Copy the records below word for word, from the first line through the line that contains "fig = plt.figure(figsize=(9.74, 6.37), dpi=100)", and leave out any pictures.

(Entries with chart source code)
__________________________________________________
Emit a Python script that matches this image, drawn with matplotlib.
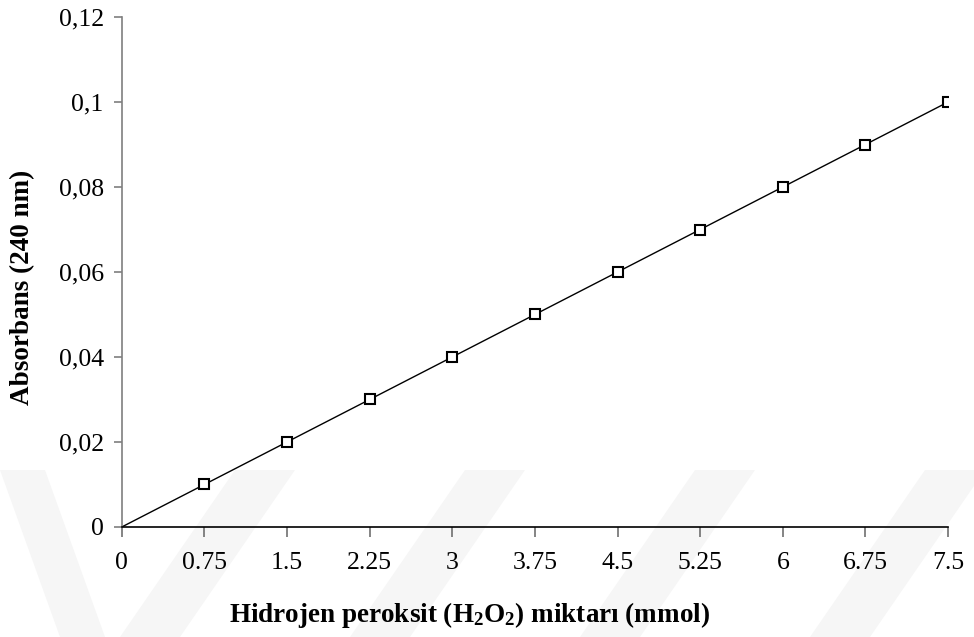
import matplotlib
matplotlib.use("Agg")
import matplotlib.pyplot as plt
from matplotlib.patches import Polygon
from matplotlib.ticker import FixedLocator

plt.rcParams['font.family'] = ['Liberation Serif', 'DejaVu Serif']
plt.rcParams['mathtext.fontset'] = 'custom'
plt.rcParams['mathtext.rm'] = 'Liberation Serif:bold'
plt.rcParams['mathtext.bf'] = 'Liberation Serif:bold'

# Calibration data: H2O2 amount (mmol) vs absorbance at 240 nm
h2o2_mmol = [0.75, 1.5, 2.25, 3, 3.75, 4.5, 5.25, 6, 6.75, 7.5]
absorbance = [0.01, 0.02, 0.03, 0.04, 0.05, 0.06, 0.07, 0.08, 0.09, 0.10]
x_ticks = [0, 0.75, 1.5, 2.25, 3, 3.75, 4.5, 5.25, 6, 6.75, 7.5]
x_tick_labels = ['0', '0.75', '1.5', '2.25', '3', '3.75', '4.5', '5.25', '6', '6.75', '7.5']
y_ticks = [0, 0.02, 0.04, 0.06, 0.08, 0.10, 0.12]
y_tick_labels = ['0', '0,02', '0,04', '0,06', '0,08', '0,1', '0,12']

fig = plt.figure(figsize=(9.74, 6.37), dpi=100)

# faint diagonal background bands
band_color = '#f6f6f6'
W, H = 974.0, 637.0
def band(pts):
    poly = Polygon([(x / W, 1 - y / H) for x, y in pts], closed=True,
                   transform=fig.transFigure, facecolor=band_color,
                   edgecolor='none', zorder=0)
    fig.patches.append(poly)
band([(0, 470), (45, 470), (105, 637), (60, 637)])
for x0 in [120, 350, 580, 810]:
    band([(x0, 637), (x0 + 60, 637), (x0 + 175, 470), (x0 + 115, 470)])

ax = fig.add_axes([0.125, 0.1727, 0.8484, 0.8006])
ax.set_zorder(2)
ax.patch.set_alpha(0)

ax.plot([0] + h2o2_mmol, [0] + absorbance, color='black', lw=1.0, zorder=2)
ax.plot(h2o2_mmol, absorbance, linestyle='none', marker='s', markersize=7,
        markerfacecolor='white', markeredgecolor='black', markeredgewidth=1.5, zorder=3)

ax.set_xlim(0, 7.5)
ax.set_ylim(0, 0.12)
ax.xaxis.set_major_locator(FixedLocator(x_ticks))
ax.set_xticklabels(x_tick_labels)
ax.yaxis.set_major_locator(FixedLocator(y_ticks))
ax.set_yticklabels(y_tick_labels)

for s in ['top', 'right']:
    ax.spines[s].set_visible(False)
ax.spines['left'].set_color('#7f7f7f')
ax.spines['bottom'].set_color('black')
ax.spines['left'].set_linewidth(1.2)
ax.spines['bottom'].set_linewidth(1.2)

ax.tick_params(axis='y', direction='out', length=6, width=1.2, color='#7f7f7f',
               labelsize=18.5, pad=7)
ax.tick_params(axis='x', direction='out', length=7, width=1.2, color='#6f6f6f',
               labelsize=18.5, pad=11)

ax.set_xlabel(r'Hidrojen peroksit ($\mathrm{H_2O_2}$) miktarı (mmol)',
              fontsize=19.5, fontweight='bold')
ax.set_ylabel('Absorbans (240 nm)', fontsize=19.5, fontweight='bold')
ax.xaxis.set_label_coords(0.421, -0.172)
ax.xaxis.label.set_va('center')
ax.yaxis.set_label_coords(-0.12, 0.47)
ax.yaxis.label.set_va('center')

fig.savefig('out.png', dpi=100)
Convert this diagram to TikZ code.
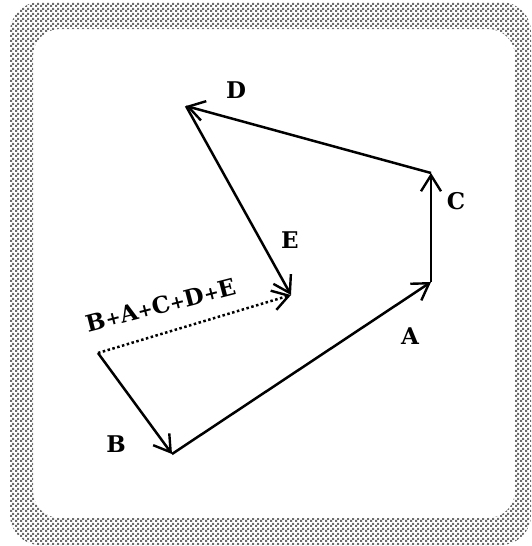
__________________________________________________
* **Output of the task**
Emit a Python script that matches this image, drawn with matplotlib.
import matplotlib
matplotlib.use("Agg")
import matplotlib.pyplot as plt
from matplotlib.patches import Polygon
from matplotlib.ticker import FixedLocator

plt.rcParams['font.family'] = ['Liberation Serif', 'DejaVu Serif']
plt.rcParams['mathtext.fontset'] = 'custom'
plt.rcParams['mathtext.rm'] = 'Liberation Serif:bold'
plt.rcParams['mathtext.bf'] = 'Liberation Serif:bold'

# Calibration data: H2O2 amount (mmol) vs absorbance at 240 nm
h2o2_mmol = [0.75, 1.5, 2.25, 3, 3.75, 4.5, 5.25, 6, 6.75, 7.5]
absorbance = [0.01, 0.02, 0.03, 0.04, 0.05, 0.06, 0.07, 0.08, 0.09, 0.10]
x_ticks = [0, 0.75, 1.5, 2.25, 3, 3.75, 4.5, 5.25, 6, 6.75, 7.5]
x_tick_labels = ['0', '0.75', '1.5', '2.25', '3', '3.75', '4.5', '5.25', '6', '6.75', '7.5']
y_ticks = [0, 0.02, 0.04, 0.06, 0.08, 0.10, 0.12]
y_tick_labels = ['0', '0,02', '0,04', '0,06', '0,08', '0,1', '0,12']

fig = plt.figure(figsize=(9.74, 6.37), dpi=100)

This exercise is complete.